Intervento: …la questione del voglio e non voglio, secondo me non passa attraverso la questione della responsabilità, spesso si parla di non posso poi la questione della responsabilità esplicita il non voglio… io ho ancora qualcosa che non ho inteso considerare per esempio che appartengono a dei giochi differenti

Trovare qualcosa che soddisfi questo requisito, cioè che io possa simultaneamente volerlo e non volerlo, per esempio…

Intervento: mi ricorda… al momento in cui io non riesca a dirigermi da nessuna parte mi trovo una terza via, la via della nevrosi quella che soddisfa anziché quella vera o quella falsa quella verosimile, è il non voglio che non si sa esplicitare vorrei godermi la vita ma non posso…

Alcune volte sì certo, lo provi a considerare tutto questo come un modo per creare un problema…
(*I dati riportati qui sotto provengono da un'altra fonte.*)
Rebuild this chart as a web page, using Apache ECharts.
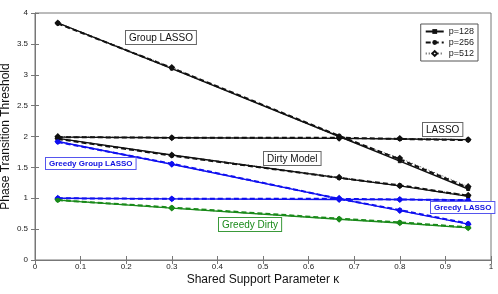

Intervento: l’essere consapevoli per quanto riguarda il non voglio o il non posso, è una virata per quanto riguarda il desiderio… il desiderio trova la sua forza nell’impedimento

I giochi sono fatti così, ci sono degli obiettivi da raggiungere e degli ostacoli da superare

Intervento: però può succedere che mancando l’ostacolo io potrei non più giocare e vincere

Spesso avviene questo, è come quando si gioca a scacchi e io dicessi all’avversario: “hai vinto tu!” senza che la partita sia né conclusa né vinta, l’altro se ne ha a male e non è contento perché ha “vinto”… va bene, ci vedremo martedì prossimo.